**PROMPT:**
Transcribe the lines below verbatim, skipping the images.

**COLLECTED DATA:**
--- Start ---
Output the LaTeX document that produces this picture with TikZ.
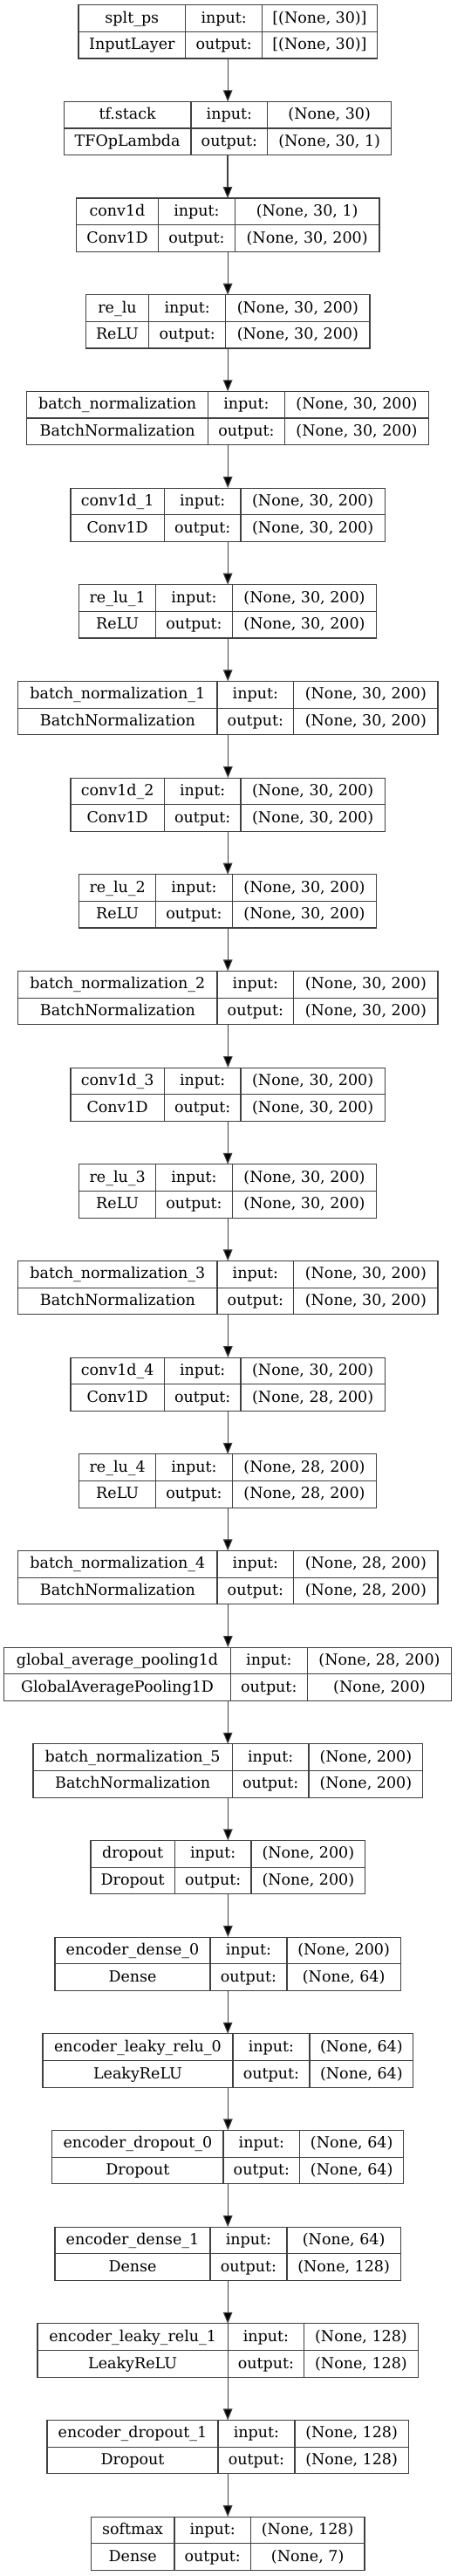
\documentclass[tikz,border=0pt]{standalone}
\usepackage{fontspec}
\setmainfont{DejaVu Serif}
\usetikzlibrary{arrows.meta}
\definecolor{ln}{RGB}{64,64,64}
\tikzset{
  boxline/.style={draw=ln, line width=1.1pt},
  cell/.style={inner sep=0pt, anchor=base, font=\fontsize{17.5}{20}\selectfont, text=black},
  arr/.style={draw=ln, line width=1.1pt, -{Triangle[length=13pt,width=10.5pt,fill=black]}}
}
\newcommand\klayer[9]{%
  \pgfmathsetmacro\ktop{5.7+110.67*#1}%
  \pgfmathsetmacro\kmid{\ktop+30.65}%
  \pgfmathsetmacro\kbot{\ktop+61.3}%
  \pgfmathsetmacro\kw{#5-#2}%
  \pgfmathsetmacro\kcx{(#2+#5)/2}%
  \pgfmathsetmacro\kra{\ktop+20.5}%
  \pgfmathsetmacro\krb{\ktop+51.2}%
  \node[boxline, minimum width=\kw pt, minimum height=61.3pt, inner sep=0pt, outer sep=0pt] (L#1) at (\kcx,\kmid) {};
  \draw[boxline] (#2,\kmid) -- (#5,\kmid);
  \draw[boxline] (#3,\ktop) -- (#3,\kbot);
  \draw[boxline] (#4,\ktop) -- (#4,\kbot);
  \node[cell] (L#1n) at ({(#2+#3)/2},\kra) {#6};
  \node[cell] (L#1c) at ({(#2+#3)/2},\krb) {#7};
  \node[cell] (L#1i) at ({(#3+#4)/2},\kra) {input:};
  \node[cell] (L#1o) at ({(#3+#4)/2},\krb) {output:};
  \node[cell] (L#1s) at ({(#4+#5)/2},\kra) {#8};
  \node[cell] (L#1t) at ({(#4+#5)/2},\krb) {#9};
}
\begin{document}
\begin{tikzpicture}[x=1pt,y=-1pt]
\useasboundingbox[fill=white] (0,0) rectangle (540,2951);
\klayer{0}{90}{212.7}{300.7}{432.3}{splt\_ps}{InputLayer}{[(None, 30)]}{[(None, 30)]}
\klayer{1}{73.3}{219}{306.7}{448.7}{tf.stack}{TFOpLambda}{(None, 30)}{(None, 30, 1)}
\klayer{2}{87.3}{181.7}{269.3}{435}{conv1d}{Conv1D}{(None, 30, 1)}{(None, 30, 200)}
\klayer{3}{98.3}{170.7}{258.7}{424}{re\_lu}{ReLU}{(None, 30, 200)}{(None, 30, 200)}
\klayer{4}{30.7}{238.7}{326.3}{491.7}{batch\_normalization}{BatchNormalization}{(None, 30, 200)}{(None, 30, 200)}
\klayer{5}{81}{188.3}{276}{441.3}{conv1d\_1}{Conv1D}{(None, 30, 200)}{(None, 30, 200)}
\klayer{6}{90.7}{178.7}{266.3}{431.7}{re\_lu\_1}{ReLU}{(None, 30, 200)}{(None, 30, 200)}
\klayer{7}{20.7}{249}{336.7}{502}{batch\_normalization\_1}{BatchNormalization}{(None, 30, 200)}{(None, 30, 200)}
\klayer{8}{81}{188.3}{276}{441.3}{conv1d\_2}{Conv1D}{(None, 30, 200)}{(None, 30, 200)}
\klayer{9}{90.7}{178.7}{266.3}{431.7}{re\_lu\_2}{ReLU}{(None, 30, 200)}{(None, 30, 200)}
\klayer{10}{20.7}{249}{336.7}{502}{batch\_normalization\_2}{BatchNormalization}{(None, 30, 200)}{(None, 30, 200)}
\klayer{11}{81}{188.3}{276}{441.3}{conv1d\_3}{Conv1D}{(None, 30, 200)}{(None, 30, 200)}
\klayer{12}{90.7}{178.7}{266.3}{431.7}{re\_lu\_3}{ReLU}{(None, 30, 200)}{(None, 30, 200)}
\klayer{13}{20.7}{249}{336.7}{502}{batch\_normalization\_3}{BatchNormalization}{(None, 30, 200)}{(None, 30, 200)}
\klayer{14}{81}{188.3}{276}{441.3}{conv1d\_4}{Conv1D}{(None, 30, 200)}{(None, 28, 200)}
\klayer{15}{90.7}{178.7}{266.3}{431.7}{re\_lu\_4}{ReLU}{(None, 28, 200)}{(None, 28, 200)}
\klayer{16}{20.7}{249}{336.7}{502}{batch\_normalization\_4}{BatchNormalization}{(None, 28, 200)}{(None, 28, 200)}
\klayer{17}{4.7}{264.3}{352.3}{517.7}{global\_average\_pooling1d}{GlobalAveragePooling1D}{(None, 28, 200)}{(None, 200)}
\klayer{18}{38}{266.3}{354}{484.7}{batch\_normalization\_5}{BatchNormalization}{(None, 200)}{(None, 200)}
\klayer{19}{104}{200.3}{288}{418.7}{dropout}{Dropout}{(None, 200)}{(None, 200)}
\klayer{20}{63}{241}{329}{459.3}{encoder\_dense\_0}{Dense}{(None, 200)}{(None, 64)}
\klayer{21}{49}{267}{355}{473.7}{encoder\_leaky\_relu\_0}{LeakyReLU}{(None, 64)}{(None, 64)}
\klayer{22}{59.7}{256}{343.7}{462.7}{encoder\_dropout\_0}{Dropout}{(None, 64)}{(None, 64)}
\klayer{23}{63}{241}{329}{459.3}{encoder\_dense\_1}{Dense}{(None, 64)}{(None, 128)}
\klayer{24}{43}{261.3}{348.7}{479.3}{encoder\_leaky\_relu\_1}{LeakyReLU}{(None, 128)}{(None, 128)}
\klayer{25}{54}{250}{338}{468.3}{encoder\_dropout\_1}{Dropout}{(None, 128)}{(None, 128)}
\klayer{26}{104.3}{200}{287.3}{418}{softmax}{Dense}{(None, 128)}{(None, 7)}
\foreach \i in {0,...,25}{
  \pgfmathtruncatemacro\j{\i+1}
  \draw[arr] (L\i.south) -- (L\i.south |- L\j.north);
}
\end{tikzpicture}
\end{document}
--- End ---
**EXERCISE RESULT:**
Output the LaTeX document that produces this picture with TikZ.
\documentclass[tikz,border=0pt]{standalone}
\usepackage{fontspec}
\setmainfont{DejaVu Serif}
\usetikzlibrary{arrows.meta}
\definecolor{ln}{RGB}{64,64,64}
\tikzset{
  boxline/.style={draw=ln, line width=1.1pt},
  cell/.style={inner sep=0pt, anchor=base, font=\fontsize{17.5}{20}\selectfont, text=black},
  arr/.style={draw=ln, line width=1.1pt, -{Triangle[length=13pt,width=10.5pt,fill=black]}}
}
\newcommand\klayer[9]{%
  \pgfmathsetmacro\ktop{5.7+110.67*#1}%
  \pgfmathsetmacro\kmid{\ktop+30.65}%
  \pgfmathsetmacro\kbot{\ktop+61.3}%
  \pgfmathsetmacro\kw{#5-#2}%
  \pgfmathsetmacro\kcx{(#2+#5)/2}%
  \pgfmathsetmacro\kra{\ktop+20.5}%
  \pgfmathsetmacro\krb{\ktop+51.2}%
  \node[boxline, minimum width=\kw pt, minimum height=61.3pt, inner sep=0pt, outer sep=0pt] (L#1) at (\kcx,\kmid) {};
  \draw[boxline] (#2,\kmid) -- (#5,\kmid);
  \draw[boxline] (#3,\ktop) -- (#3,\kbot);
  \draw[boxline] (#4,\ktop) -- (#4,\kbot);
  \node[cell] (L#1n) at ({(#2+#3)/2},\kra) {#6};
  \node[cell] (L#1c) at ({(#2+#3)/2},\krb) {#7};
  \node[cell] (L#1i) at ({(#3+#4)/2},\kra) {input:};
  \node[cell] (L#1o) at ({(#3+#4)/2},\krb) {output:};
  \node[cell] (L#1s) at ({(#4+#5)/2},\kra) {#8};
  \node[cell] (L#1t) at ({(#4+#5)/2},\krb) {#9};
}
\begin{document}
\begin{tikzpicture}[x=1pt,y=-1pt]
\useasboundingbox[fill=white] (0,0) rectangle (540,2951);
\klayer{0}{90}{212.7}{300.7}{432.3}{splt\_ps}{InputLayer}{[(None, 30)]}{[(None, 30)]}
\klayer{1}{73.3}{219}{306.7}{448.7}{tf.stack}{TFOpLambda}{(None, 30)}{(None, 30, 1)}
\klayer{2}{87.3}{181.7}{269.3}{435}{conv1d}{Conv1D}{(None, 30, 1)}{(None, 30, 200)}
\klayer{3}{98.3}{170.7}{258.7}{424}{re\_lu}{ReLU}{(None, 30, 200)}{(None, 30, 200)}
\klayer{4}{30.7}{238.7}{326.3}{491.7}{batch\_normalization}{BatchNormalization}{(None, 30, 200)}{(None, 30, 200)}
\klayer{5}{81}{188.3}{276}{441.3}{conv1d\_1}{Conv1D}{(None, 30, 200)}{(None, 30, 200)}
\klayer{6}{90.7}{178.7}{266.3}{431.7}{re\_lu\_1}{ReLU}{(None, 30, 200)}{(None, 30, 200)}
\klayer{7}{20.7}{249}{336.7}{502}{batch\_normalization\_1}{BatchNormalization}{(None, 30, 200)}{(None, 30, 200)}
\klayer{8}{81}{188.3}{276}{441.3}{conv1d\_2}{Conv1D}{(None, 30, 200)}{(None, 30, 200)}
\klayer{9}{90.7}{178.7}{266.3}{431.7}{re\_lu\_2}{ReLU}{(None, 30, 200)}{(None, 30, 200)}
\klayer{10}{20.7}{249}{336.7}{502}{batch\_normalization\_2}{BatchNormalization}{(None, 30, 200)}{(None, 30, 200)}
\klayer{11}{81}{188.3}{276}{441.3}{conv1d\_3}{Conv1D}{(None, 30, 200)}{(None, 30, 200)}
\klayer{12}{90.7}{178.7}{266.3}{431.7}{re\_lu\_3}{ReLU}{(None, 30, 200)}{(None, 30, 200)}
\klayer{13}{20.7}{249}{336.7}{502}{batch\_normalization\_3}{BatchNormalization}{(None, 30, 200)}{(None, 30, 200)}
\klayer{14}{81}{188.3}{276}{441.3}{conv1d\_4}{Conv1D}{(None, 30, 200)}{(None, 28, 200)}
\klayer{15}{90.7}{178.7}{266.3}{431.7}{re\_lu\_4}{ReLU}{(None, 28, 200)}{(None, 28, 200)}
\klayer{16}{20.7}{249}{336.7}{502}{batch\_normalization\_4}{BatchNormalization}{(None, 28, 200)}{(None, 28, 200)}
\klayer{17}{4.7}{264.3}{352.3}{517.7}{global\_average\_pooling1d}{GlobalAveragePooling1D}{(None, 28, 200)}{(None, 200)}
\klayer{18}{38}{266.3}{354}{484.7}{batch\_normalization\_5}{BatchNormalization}{(None, 200)}{(None, 200)}
\klayer{19}{104}{200.3}{288}{418.7}{dropout}{Dropout}{(None, 200)}{(None, 200)}
\klayer{20}{63}{241}{329}{459.3}{encoder\_dense\_0}{Dense}{(None, 200)}{(None, 64)}
\klayer{21}{49}{267}{355}{473.7}{encoder\_leaky\_relu\_0}{LeakyReLU}{(None, 64)}{(None, 64)}
\klayer{22}{59.7}{256}{343.7}{462.7}{encoder\_dropout\_0}{Dropout}{(None, 64)}{(None, 64)}
\klayer{23}{63}{241}{329}{459.3}{encoder\_dense\_1}{Dense}{(None, 64)}{(None, 128)}
\klayer{24}{43}{261.3}{348.7}{479.3}{encoder\_leaky\_relu\_1}{LeakyReLU}{(None, 128)}{(None, 128)}
\klayer{25}{54}{250}{338}{468.3}{encoder\_dropout\_1}{Dropout}{(None, 128)}{(None, 128)}
\klayer{26}{104.3}{200}{287.3}{418}{softmax}{Dense}{(None, 128)}{(None, 7)}
\foreach \i in {0,...,25}{
  \pgfmathtruncatemacro\j{\i+1}
  \draw[arr] (L\i.south) -- (L\i.south |- L\j.north);
}
\end{tikzpicture}
\end{document}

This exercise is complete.